As breweries become less micro and more mainstream, they need ever-larger CO2 deliveries. Previously, small-to-medium-sized end users’ needs were satisfied with 3,000 gallon-capacity microbulk trucks for deliveries by gas distribution specialists, but a demand for larger trailers that can hold up to 40,000 pounds of gas has now arisen.

Secondly, in the cannabis-growing business, CO2 is needed for the plants’ cultivation and extraction. CO2-enriched atmospheres encourage faster growth of the cannabis plant, so growers use the gas to create an environment boosted from the usual 400 parts/million of CO2 to around 1600 ppm.

Such is the growth of the cannabis sector and its consumption of CO2 that the CGA recently saw fit to issue safety guidelines and information for the secure use of gases and gas equipment within the industry.

Market experts have cited the boom in cannabis products as the golden opportunity for CO2 businesses.

At the time of writing, cannabis is legal in one form or another (for medical and/or recreational use) in over 30 states, and many other states are said to be positioning themselves to follow suit.

While the US remains the world’s largest cannabis market, north of the border in Canada the growth in demand and availability is strong.

Australia, too, is positioning itself not just as a grower but as an exporter, with a well-respected regulatory framework for production. This is reflected in the fact that key healthcare operators involved in the industry can currently boast market capitalizations of up to around $100m each.

More legal markets mean more cannabis production and more demand on CO2 supplies. And it is not just at the growing stage that CO2 has a role: the processing of the plant, as well as the trimming and freeze-drying stages, also have need for CO2.

One stop shop for cannabis industry gases

Cannagas Supply was founded specifically to service the growing cannabis sector in the US.  With an HQ in Massachusetts, a distribution site in Maine and a third site in California, the company is a leading ‘one stop shop’ supplier of gases, consumables and – importantly – consultancy to cannabis businesses.

Joe Finn, co-founder of Cannagas Supply, said, “We established Cannagas Supply five years ago to ensure that businesses in this new but expanding market could get the right supplies but also the right expertise.  We offer a consultancy service that advises on the entire production process, including capital investments in equipment, based on what each individual company’s production goals are.”

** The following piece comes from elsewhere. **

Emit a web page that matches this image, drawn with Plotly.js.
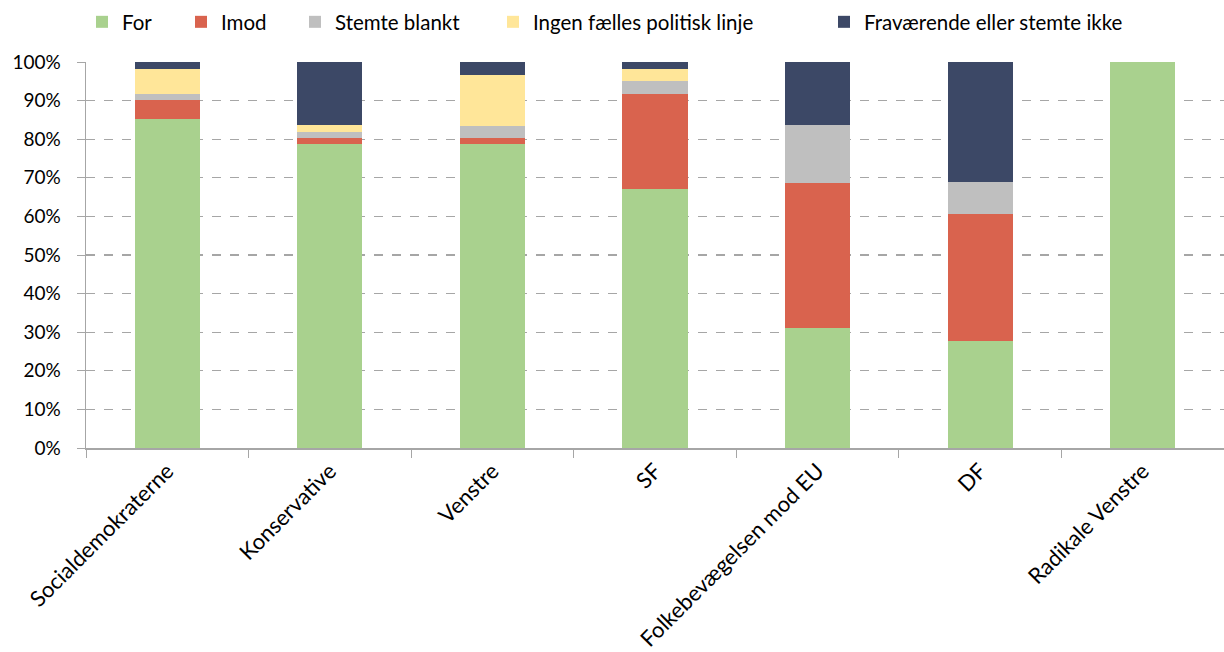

The company underpinned its position as a key supplier by managing to secure much-needed dry ice supplies at a time when the Covid pandemic saw reserves stretched.

The cannabis oil production process consumes a range of gases, including CO2, nitrogen and various hydrocarbons such as butane and propane. It is important to small and developing businesses that they can source all their gas needs from one supplier – hence the Cannagas Supply business model.

Hydrocarbons for extracting cannabis oil

 “While CO2 is used to enhance the growing atmosphere for the cannabis plant, hydrocarbon extraction is the most preferred and efficient way to obtain the oil,” said Joe Finn.

Cannagas Supply already serves dozens of customers in the cannabis sector across the North Eastern US as well as in California, but Joe Finn sees plenty of scope for further growth:

“Our home state of Massachusetts was slower at rolling out legalized cannabis use, so we know there is room for growth close to home, but other states are also proposing to legalize the medical and recreational use of the plant.  We are planning on around 10% expansion this year.”

Such is the key role played by CO2 that around the globe governments are legislating to ensure its availability, carbon capture projects are being commissioned to ensure its continued usability, and major distributors are investing to ensure its deliverability.

The gas sector has developed special abilities to flex and change in the never-ending need to meet the demands of new and shifting customer demands. It is incumbent on us at FIBA, as a small cog in the CO2 machine, to flex and change too to play our part in delivering to the new and the not-so-new industries that need CO2 in such quantities.